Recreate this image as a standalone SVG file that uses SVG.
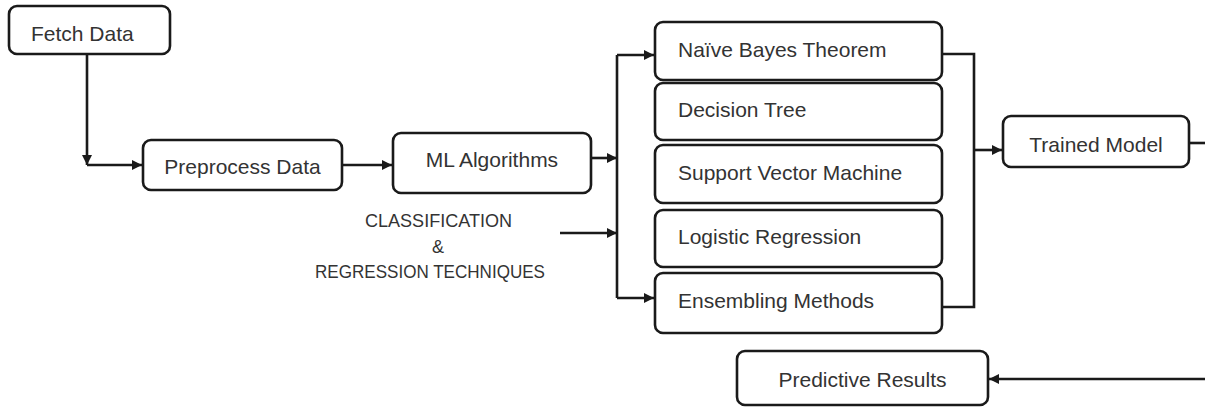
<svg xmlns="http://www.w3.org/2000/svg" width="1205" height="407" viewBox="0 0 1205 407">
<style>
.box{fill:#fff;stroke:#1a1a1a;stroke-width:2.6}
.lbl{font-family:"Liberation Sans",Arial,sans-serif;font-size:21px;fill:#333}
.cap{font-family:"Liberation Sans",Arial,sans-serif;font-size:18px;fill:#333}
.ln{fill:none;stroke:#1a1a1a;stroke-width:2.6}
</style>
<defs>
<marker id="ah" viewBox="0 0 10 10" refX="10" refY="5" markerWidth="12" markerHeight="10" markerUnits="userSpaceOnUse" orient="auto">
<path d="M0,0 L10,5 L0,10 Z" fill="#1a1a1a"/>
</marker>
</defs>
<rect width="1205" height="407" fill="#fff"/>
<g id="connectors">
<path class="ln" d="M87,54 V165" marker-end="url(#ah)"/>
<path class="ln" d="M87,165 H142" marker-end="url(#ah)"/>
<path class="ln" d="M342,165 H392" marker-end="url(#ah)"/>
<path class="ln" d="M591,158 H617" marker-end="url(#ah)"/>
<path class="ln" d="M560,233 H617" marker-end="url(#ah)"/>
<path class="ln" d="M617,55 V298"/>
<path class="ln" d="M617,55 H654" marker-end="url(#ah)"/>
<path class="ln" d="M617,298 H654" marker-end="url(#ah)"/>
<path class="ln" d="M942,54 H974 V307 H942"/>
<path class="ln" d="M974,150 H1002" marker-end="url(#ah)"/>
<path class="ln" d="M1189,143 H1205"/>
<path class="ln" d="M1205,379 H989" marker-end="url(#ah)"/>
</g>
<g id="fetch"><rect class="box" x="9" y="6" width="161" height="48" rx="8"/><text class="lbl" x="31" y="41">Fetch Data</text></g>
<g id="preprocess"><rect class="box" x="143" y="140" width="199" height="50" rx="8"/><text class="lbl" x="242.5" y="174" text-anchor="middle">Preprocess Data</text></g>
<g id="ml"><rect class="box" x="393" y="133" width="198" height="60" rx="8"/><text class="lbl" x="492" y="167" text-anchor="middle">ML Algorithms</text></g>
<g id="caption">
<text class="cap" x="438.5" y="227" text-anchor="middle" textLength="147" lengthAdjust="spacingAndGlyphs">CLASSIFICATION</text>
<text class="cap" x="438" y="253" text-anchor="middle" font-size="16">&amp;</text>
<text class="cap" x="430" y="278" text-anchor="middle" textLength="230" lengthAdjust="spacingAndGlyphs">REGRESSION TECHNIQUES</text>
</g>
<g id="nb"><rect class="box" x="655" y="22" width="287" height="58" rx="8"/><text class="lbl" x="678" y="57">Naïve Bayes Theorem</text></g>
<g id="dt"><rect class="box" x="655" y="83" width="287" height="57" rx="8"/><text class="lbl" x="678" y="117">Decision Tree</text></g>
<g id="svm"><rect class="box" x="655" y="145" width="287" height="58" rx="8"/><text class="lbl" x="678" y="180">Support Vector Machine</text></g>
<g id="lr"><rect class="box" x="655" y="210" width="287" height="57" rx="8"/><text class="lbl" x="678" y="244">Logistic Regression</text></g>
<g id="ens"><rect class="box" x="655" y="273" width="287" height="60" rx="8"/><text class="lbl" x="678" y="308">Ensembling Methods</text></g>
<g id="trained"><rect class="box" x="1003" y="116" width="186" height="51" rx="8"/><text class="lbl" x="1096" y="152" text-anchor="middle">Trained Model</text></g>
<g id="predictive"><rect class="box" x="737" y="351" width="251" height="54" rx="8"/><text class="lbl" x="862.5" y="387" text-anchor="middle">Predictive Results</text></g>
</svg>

══════

• WRITTEN PROBLEM:
Reproduce the material above in full, exactly, with no images.

• SOLUTION TO THIS TASK:
Recreate this image as a standalone SVG file that uses SVG.
<svg xmlns="http://www.w3.org/2000/svg" width="1205" height="407" viewBox="0 0 1205 407">
<style>
.box{fill:#fff;stroke:#1a1a1a;stroke-width:2.6}
.lbl{font-family:"Liberation Sans",Arial,sans-serif;font-size:21px;fill:#333}
.cap{font-family:"Liberation Sans",Arial,sans-serif;font-size:18px;fill:#333}
.ln{fill:none;stroke:#1a1a1a;stroke-width:2.6}
</style>
<defs>
<marker id="ah" viewBox="0 0 10 10" refX="10" refY="5" markerWidth="12" markerHeight="10" markerUnits="userSpaceOnUse" orient="auto">
<path d="M0,0 L10,5 L0,10 Z" fill="#1a1a1a"/>
</marker>
</defs>
<rect width="1205" height="407" fill="#fff"/>
<g id="connectors">
<path class="ln" d="M87,54 V165" marker-end="url(#ah)"/>
<path class="ln" d="M87,165 H142" marker-end="url(#ah)"/>
<path class="ln" d="M342,165 H392" marker-end="url(#ah)"/>
<path class="ln" d="M591,158 H617" marker-end="url(#ah)"/>
<path class="ln" d="M560,233 H617" marker-end="url(#ah)"/>
<path class="ln" d="M617,55 V298"/>
<path class="ln" d="M617,55 H654" marker-end="url(#ah)"/>
<path class="ln" d="M617,298 H654" marker-end="url(#ah)"/>
<path class="ln" d="M942,54 H974 V307 H942"/>
<path class="ln" d="M974,150 H1002" marker-end="url(#ah)"/>
<path class="ln" d="M1189,143 H1205"/>
<path class="ln" d="M1205,379 H989" marker-end="url(#ah)"/>
</g>
<g id="fetch"><rect class="box" x="9" y="6" width="161" height="48" rx="8"/><text class="lbl" x="31" y="41">Fetch Data</text></g>
<g id="preprocess"><rect class="box" x="143" y="140" width="199" height="50" rx="8"/><text class="lbl" x="242.5" y="174" text-anchor="middle">Preprocess Data</text></g>
<g id="ml"><rect class="box" x="393" y="133" width="198" height="60" rx="8"/><text class="lbl" x="492" y="167" text-anchor="middle">ML Algorithms</text></g>
<g id="caption">
<text class="cap" x="438.5" y="227" text-anchor="middle" textLength="147" lengthAdjust="spacingAndGlyphs">CLASSIFICATION</text>
<text class="cap" x="438" y="253" text-anchor="middle" font-size="16">&amp;</text>
<text class="cap" x="430" y="278" text-anchor="middle" textLength="230" lengthAdjust="spacingAndGlyphs">REGRESSION TECHNIQUES</text>
</g>
<g id="nb"><rect class="box" x="655" y="22" width="287" height="58" rx="8"/><text class="lbl" x="678" y="57">Naïve Bayes Theorem</text></g>
<g id="dt"><rect class="box" x="655" y="83" width="287" height="57" rx="8"/><text class="lbl" x="678" y="117">Decision Tree</text></g>
<g id="svm"><rect class="box" x="655" y="145" width="287" height="58" rx="8"/><text class="lbl" x="678" y="180">Support Vector Machine</text></g>
<g id="lr"><rect class="box" x="655" y="210" width="287" height="57" rx="8"/><text class="lbl" x="678" y="244">Logistic Regression</text></g>
<g id="ens"><rect class="box" x="655" y="273" width="287" height="60" rx="8"/><text class="lbl" x="678" y="308">Ensembling Methods</text></g>
<g id="trained"><rect class="box" x="1003" y="116" width="186" height="51" rx="8"/><text class="lbl" x="1096" y="152" text-anchor="middle">Trained Model</text></g>
<g id="predictive"><rect class="box" x="737" y="351" width="251" height="54" rx="8"/><text class="lbl" x="862.5" y="387" text-anchor="middle">Predictive Results</text></g>
</svg>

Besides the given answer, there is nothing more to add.